Hi Guys. We are involuntary, newbie renovators and found out after we moved in that our whole block is selling to developers. If it goes through we will still be here for about  a year so each decision is tempered by that. Our house is  a 1948 Post war in good but original condition. Horsehair plaster walls and ceilings with ornate cornices.  
We've had some trouble with mould and even though we spent $3k getting it treated by professionals my daughter and I are still suffering. I ended up moving her to another room and she improved so we set about finding the source. After pulling off the lead paint to reveal wallpaper, we found mould on the third wall in the glue of the wallpaper and in the plaster.

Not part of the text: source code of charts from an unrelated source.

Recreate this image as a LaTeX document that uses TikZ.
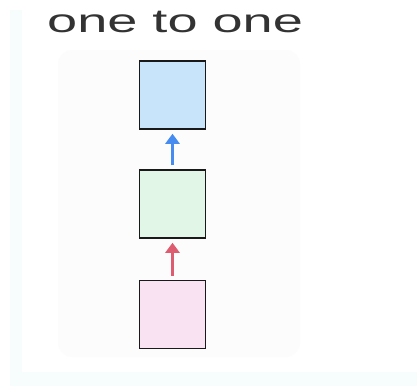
\documentclass[tikz,border=0pt]{standalone}
\usepackage{fontspec}
\setmainfont{Liberation Sans}
\usetikzlibrary{arrows.meta}
\definecolor{bluefill}{RGB}{200,228,250}
\definecolor{greenfill}{RGB}{226,246,232}
\definecolor{pinkfill}{RGB}{249,226,242}
\definecolor{arrblue}{RGB}{70,140,240}
\definecolor{arrred}{RGB}{222,92,112}
\definecolor{panelgrey}{RGB}{252,252,252}
\definecolor{frameblue}{RGB}{247,252,253}
\tikzset{
  cell/.style={draw=black!90, line width=1.5pt, minimum width=66pt, minimum height=68pt, inner sep=0pt},
  link/.style={line width=2.6pt, -{Triangle[length=10pt,width=14pt]}, shorten >=4pt, shorten <=4pt}
}
\begin{document}
\begin{tikzpicture}[x=1pt,y=-1pt]
\useasboundingbox (0,0) rectangle (417,386);
\fill[white] (0,0) rectangle (417,386);
\fill[frameblue] (10,10) rectangle (22,386);
\fill[frameblue] (10,372) rectangle (417,386);
\fill[panelgrey, rounded corners=14pt] (58,50) rectangle (300,357);
\node[anchor=base west, inner sep=0pt, text=black!80] (title) at (47,32.5)
  {\scalebox{1.64}[1]{\fontsize{33}{33}\selectfont one to one}};
\node[cell, fill=bluefill] (top) at (172.5,95) {};
\node[cell, fill=greenfill] (mid) at (172.5,204) {};
\node[cell, fill=pinkfill] (bot) at (172.5,314.5) {};
\draw[link, arrblue] (mid) -- (top);
\draw[link, arrred] (bot) -- (mid);
\end{tikzpicture}
\end{document}
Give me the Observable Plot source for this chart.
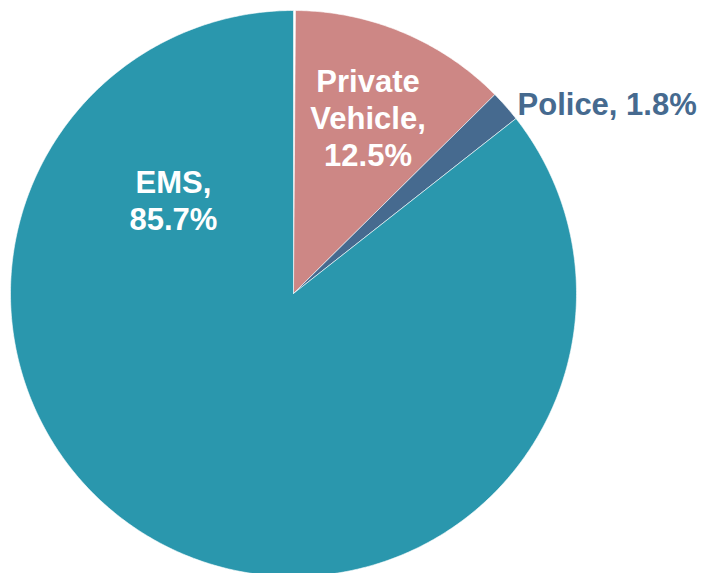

I've had too many health issues due to mould so I'm not stuffing around and have started ripping the walls out. I was going to try to keep the ornate cornice by leaving a bit of the wall and joining the plaster but as I got up to the roof I saw there was mould in the roof plaster so now that has to go too. Hubby and I were going to try our hand at replastering the walls but draw the line at the ceiling.  
So long story short - I'm looking for a plasterer in south east Brisbane to quote on the ceiling. The room is a 3m cube.  
While the walls are off I wanted to get a quote from a sparkie to change the long fluro light and put in some more power points and cost how much it would be to update the aluminium sliding windows with security screens.  
Any help with costings or recommended tradies would be great. TIA!

----------